Mackay and Whitsunday Life

Movie Review

The Banshees of Inisherin

Coastline cliffs with a wine-dark sea below, long fields of warn-green, windswept grass, desolate and marked only by some lonesome cottage and a grey, etherised sky. Quaint people and quaint villages, cut off from the main and the problems of life.

This storybook ideal of early 20th century Ireland, Martin McDonagh’s newest film The Banshees of Inisherin tells us, is a lie.

On the remote island of Inisherin, Pádraic Súlleabháin (Colin Farrell) is devastated when his buddy, Colm Doherty (Brendan Gleeson), suddenly ends their lifelong friendship. It echoes what's happening on the mainland, where Ireland is not doing so well – it is raging in Civil War, and those drumbeat sounds of distant cannons and brother fighting brother can be heard from across the sea in little Inisherin.

That is the simplest layer of McDonagh’s film, an allegorically dense work that balances tragedy and comedy only as a playwright could; it is outrageously funny in its pure absurdity, yet desperately plaintive. That humour derives from McDonagh's stylistic choices as a director and his abilities as a writer, and those sadder notes present sides to a truer story of a place trying to leave the shadow of colonialism – but one that might miss the point with its simpler caricatures of Irish people.

In James Joyce’s Ulysses, Stephen Dedalus remarks of a damaged mirror: “It is a symbol of Irish art. The cracked lookingglass of a servant.” For Irishman, their art was often doomed to one reading: a reflection of the outside reader – a non-Irish person - only worse because they believe Irish art to be broken in nature because they believe the Irish are broken in nature.

A century on from Ulysses, we still point at the warn-green grass, the simple, peasant Irishman drunkard, and we laugh.
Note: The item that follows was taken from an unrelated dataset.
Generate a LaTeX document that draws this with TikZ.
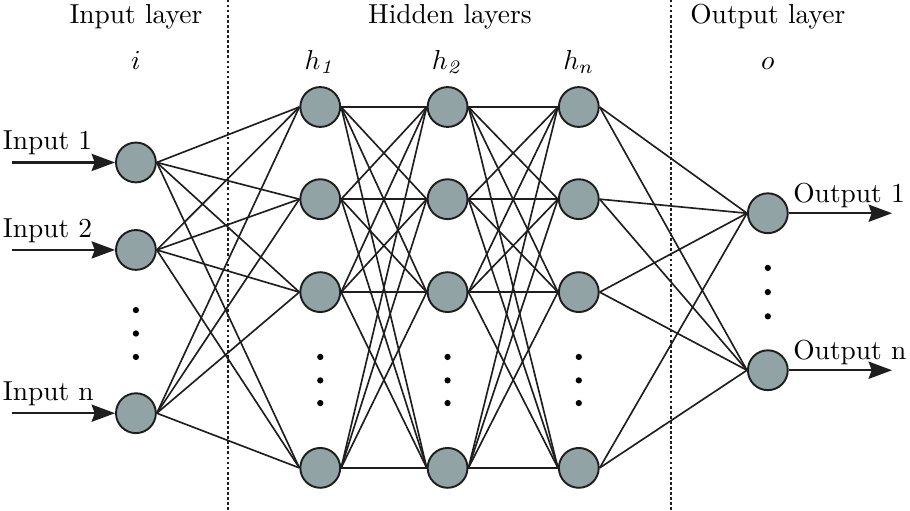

Dublin isn't a cosmopolitan city, no – we don’t see the real Ireland; we diminish Ireland.

Despite the diminishment, The Banshees of Inisherin is an immensely enjoyable film. It alights on dreadful, tragic feelings, whilst composing an Irish Civil War story with humour and pathos which brings its audience into a contemplative mood – "do I understand Ireland better? Perhaps. Do I want to know more? Certainly."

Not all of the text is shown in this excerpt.